Vlad Boscor, Young Voices Blogger
Globalization inevitably has its global winners and losers, and nowhere are they more apparent than in the healthcare sector. Developed countries have a huge advantage in healthcare access, modernity of treatment and diagnosis, and crisis management. By contrast, in developing countries, where health concerns are more pressing and prevalent, an estimated 40 percent of healthcare equipment is out of date. In order to deal with this problem, policy makers should put great emphasis on the development of E-Health and frugal technologies.
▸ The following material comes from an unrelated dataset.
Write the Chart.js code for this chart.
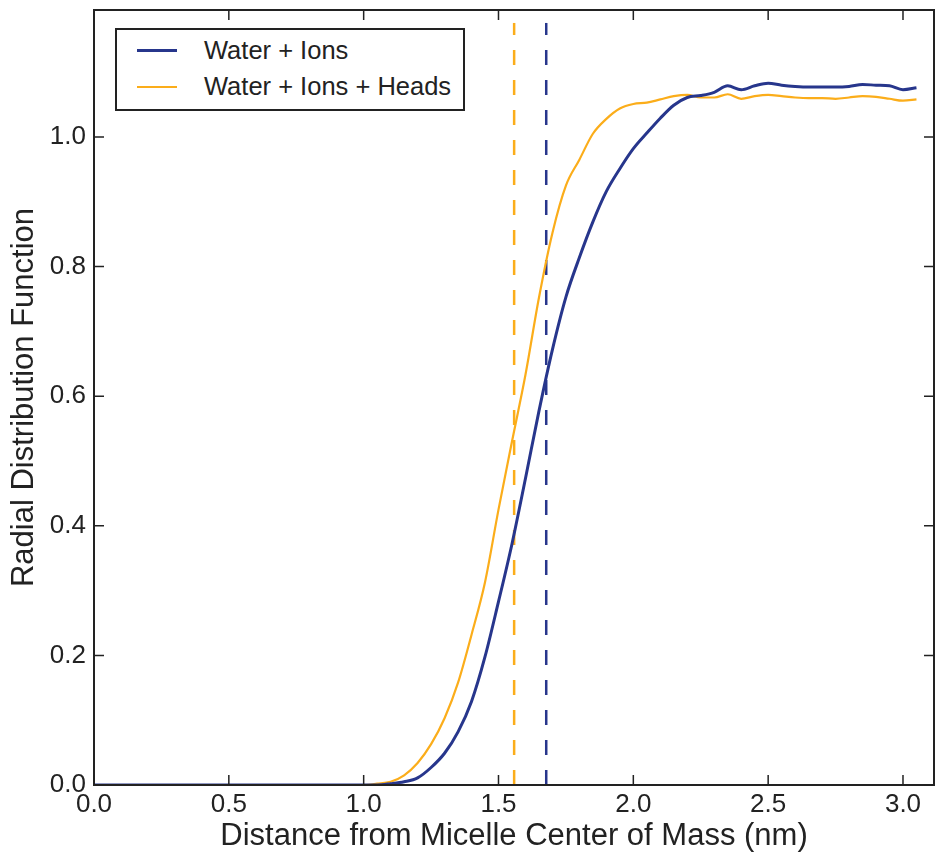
<!DOCTYPE html>
<html lang="en">
<head>
  <meta charset="UTF-8">
  <title>Radial Distribution Function</title>
  <script src="https://cdn.jsdelivr.net/npm/chart.js"></script>
  <style>
    body {
      margin: 0;
      background: #fff;
    }
    #wrap {
      position: relative;
      width: 935px;
      height: 858px;
    }
    #legend {
      position: absolute;
      left: 115px;
      top: 28px;
      width: 346px;
      height: 79px;
      border: 2px solid #222;
      background: #fff;
      font-family: "Liberation Sans", Arial, sans-serif;
      font-size: 25.5px;
      color: #222;
    }
    .item {
      position: absolute;
      left: 20px;
      display: flex;
      align-items: center;
    }
    .item span.swatch {
      display: inline-block;
      width: 40px;
      margin-right: 27px;
    }
  </style>
</head>
<body>
  <div id="wrap">
    <canvas id="rdfChart" width="935" height="858"></canvas>
    <div id="legend"></div>
  </div>
  <script>
    // distance grid (nm)
    const distance = [
      0.00, 0.05, 0.10, 0.15, 0.20, 0.25, 0.30, 0.35, 0.40, 0.45,
      0.50, 0.55, 0.60, 0.65, 0.70, 0.75, 0.80, 0.85, 0.90, 0.95,
      1.00, 1.05, 1.10, 1.15, 1.20, 1.25, 1.30, 1.35, 1.40, 1.45,
      1.50, 1.55, 1.60, 1.65, 1.70, 1.75, 1.80, 1.85, 1.90, 1.95,
      2.00, 2.05, 2.10, 2.15, 2.20, 2.25, 2.30, 2.35, 2.40, 2.45,
      2.50, 2.55, 2.60, 2.65, 2.70, 2.75, 2.80, 2.85, 2.90, 2.95,
      3.00, 3.05
    ];

    const waterIons = [
      0, 0, 0, 0, 0, 0, 0, 0, 0, 0,
      0, 0, 0, 0, 0, 0, 0, 0, 0, 0,
      0, 0, 0.002, 0.005, 0.011, 0.027, 0.049, 0.082, 0.129, 0.198,
      0.283, 0.372, 0.473, 0.577, 0.672, 0.753, 0.814, 0.869, 0.916, 0.951,
      0.982, 1.006, 1.029, 1.049, 1.061, 1.064, 1.069, 1.079, 1.073, 1.079,
      1.083, 1.080, 1.078, 1.077, 1.077, 1.077, 1.078, 1.081, 1.080, 1.079,
      1.073, 1.076
    ];

    const waterIonsHeads = [
      0, 0, 0, 0, 0, 0, 0, 0, 0, 0,
      0, 0, 0, 0, 0, 0, 0, 0, 0, 0,
      0, 0.002, 0.005, 0.015, 0.034, 0.063, 0.103, 0.158, 0.232, 0.313,
      0.425, 0.530, 0.633, 0.752, 0.852, 0.925, 0.965, 1.005, 1.028, 1.044,
      1.051, 1.053, 1.058, 1.063, 1.065, 1.061, 1.061, 1.066, 1.059, 1.063,
      1.065, 1.063, 1.061, 1.060, 1.060, 1.059, 1.061, 1.063, 1.062, 1.059,
      1.056, 1.058
    ];

    // dashed markers (nm)
    const cutHeads = 1.558;
    const cutIons = 1.677;
    const cutTop = 1.176;

    const xTicks = [0.0, 0.5, 1.0, 1.5, 2.0, 2.5, 3.0];
    const yTicks = [0.0, 0.2, 0.4, 0.6, 0.8, 1.0];

    const blue = '#27368c';
    const orange = '#fbad1a';
    const axisFont = '"Liberation Sans", Arial, sans-serif';

    const toPoints = (xs, ys) => xs.map((x, i) => ({ x: x, y: ys[i] }));

    const series = [
      { label: 'Water + Ions', data: toPoints(distance, waterIons), color: blue, width: 3 },
      { label: 'Water + Ions + Heads', data: toPoints(distance, waterIonsHeads), color: orange, width: 2.2 }
    ];

    // frame with inward ticks, like the original plot
    const framePlugin = {
      id: 'frame',
      afterDatasetsDraw(chart) {
        const { ctx, chartArea: a, scales } = chart;
        ctx.save();
        ctx.strokeStyle = '#222';
        ctx.lineWidth = 2;
        ctx.strokeRect(a.left, a.top, a.right - a.left, a.bottom - a.top);
        ctx.lineWidth = 1.5;
        ctx.beginPath();
        xTicks.forEach(v => {
          const px = scales.x.getPixelForValue(v);
          ctx.moveTo(px, a.bottom); ctx.lineTo(px, a.bottom - 10);
          ctx.moveTo(px, a.top); ctx.lineTo(px, a.top + 10);
        });
        yTicks.forEach(v => {
          const py = scales.y.getPixelForValue(v);
          ctx.moveTo(a.left, py); ctx.lineTo(a.left + 10, py);
          ctx.moveTo(a.right, py); ctx.lineTo(a.right - 10, py);
        });
        ctx.stroke();
        ctx.restore();
      }
    };

    const datasets = series.map(s => ({
      label: s.label,
      data: s.data,
      borderColor: s.color,
      borderWidth: s.width,
      pointRadius: 0,
      cubicInterpolationMode: 'monotone',
      fill: false
    }));
    datasets.push({
      label: 'cut heads',
      data: [{ x: cutHeads, y: 0 }, { x: cutHeads, y: cutTop }],
      borderColor: orange,
      borderWidth: 2.5,
      borderDash: [15, 15],
      pointRadius: 0
    });
    datasets.push({
      label: 'cut ions',
      data: [{ x: cutIons, y: 0 }, { x: cutIons, y: cutTop }],
      borderColor: blue,
      borderWidth: 2.5,
      borderDash: [15, 15],
      pointRadius: 0
    });

    new Chart(document.getElementById('rdfChart'), {
      type: 'line',
      data: { datasets: datasets },
      options: {
        responsive: false,
        animation: false,
        parsing: false,
        layout: { padding: { top: 10, right: 1, left: 0, bottom: 0 } },
        plugins: {
          legend: { display: false },
          tooltip: { enabled: false }
        },
        scales: {
          x: {
            type: 'linear',
            min: 0,
            max: 3.115,
            afterBuildTicks: scale => { scale.ticks = xTicks.map(v => ({ value: v })); },
            afterFit: scale => {
              scale.height = 73;
              scale.paddingLeft = 0;
              scale.paddingRight = 0;
            },
            grid: { display: false, drawTicks: false },
            border: { display: false },
            ticks: {
              padding: 4,
              color: '#222',
              font: { family: axisFont, size: 26 },
              maxRotation: 0,
              autoSkip: false,
              callback: v => v.toFixed(1)
            },
            title: {
              display: true,
              text: 'Distance from Micelle Center of Mass (nm)',
              color: '#222',
              font: { family: axisFont, size: 31 },
              padding: { top: 0, bottom: 3 }
            }
          },
          y: {
            type: 'linear',
            min: 0,
            max: 1.196,
            afterBuildTicks: scale => { scale.ticks = yTicks.map(v => ({ value: v })); },
            afterFit: scale => {
              scale.width = 94;
              scale.paddingTop = 0;
              scale.paddingBottom = 0;
            },
            grid: { display: false, drawTicks: false },
            border: { display: false },
            ticks: {
              padding: 8,
              color: '#222',
              font: { family: axisFont, size: 26 },
              autoSkip: false,
              callback: v => v.toFixed(1)
            },
            title: {
              display: true,
              text: 'Radial Distribution Function',
              color: '#222',
              font: { family: axisFont, size: 31 },
              padding: { top: 6, bottom: 0 }
            }
          }
        }
      },
      plugins: [framePlugin]
    });

    // legend box inside the plot
    const legend = document.getElementById('legend');
    series.forEach((s, i) => {
      const item = document.createElement('div');
      item.className = 'item';
      item.style.top = (6 + i * 36) + 'px';
      item.innerHTML = `<span class="swatch" style="border-top:${s.width}px solid ${s.color}"></span>${s.label}`;
      legend.appendChild(item);
    });
  </script>
</body>
</html>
E-Health is the term given for electronic health, where modern technology is used in sectors such as emergency care, general primary care, diagnosis, treatment (among others). Many studies have found that these innovations can effectively improve communications between institutions, assist in ordering and managing medications, and monitor and detect patients who need care. A subset of E-Health is called M-Health, where mobile and wireless technologies are used to improve the health conditions of a region or country. The use of emergency telephone services and electronic patient records, for example, greatly improve developing countries’ capabilities to prevent health problems as well as deal with crises (e.g. disease outbreaks). Mobile networks can be utilized to identify regions where an outbreak has happened, and this would help prevent the outbreak from spreading. Digital data storage can be used to store patient records, and digital communications tools can be utilized to contact experts and consult research and diagnostic databases.
These technologies do not have to be expensive; indeed, companies and individuals alike have developed so-called “frugal” technologies: cost-effective alternatives that are more accessible to developing countries. Some recent examples include Sana (open source software system designed by Harvard and MIT that India is using for cancer diagnosis), Solar Clave (solar powered medical instrument sanitizer), mPedigree (drug verification service with SMS). Some reports, such as the NGO Unite for Sight, have demonstrated the benefits of these cost-effective methods. The frugal technologies encourage public-private partnerships, and sustain government support and availability of venture capital. Most importantly, these low-cost methods can be used by individuals in developing countries, and in some cases, be designed, developed and manufactured locally.
Given the benefits of these emerging technologies, they should be a priority of the 21st century. It is time for policy makers to put an emphasis on these technologies, and make their use a larger part of the public discourse and political dialogue. If the proper steps are taken in investing in this sector, greater economic and health returns will be sure to follow in the long run.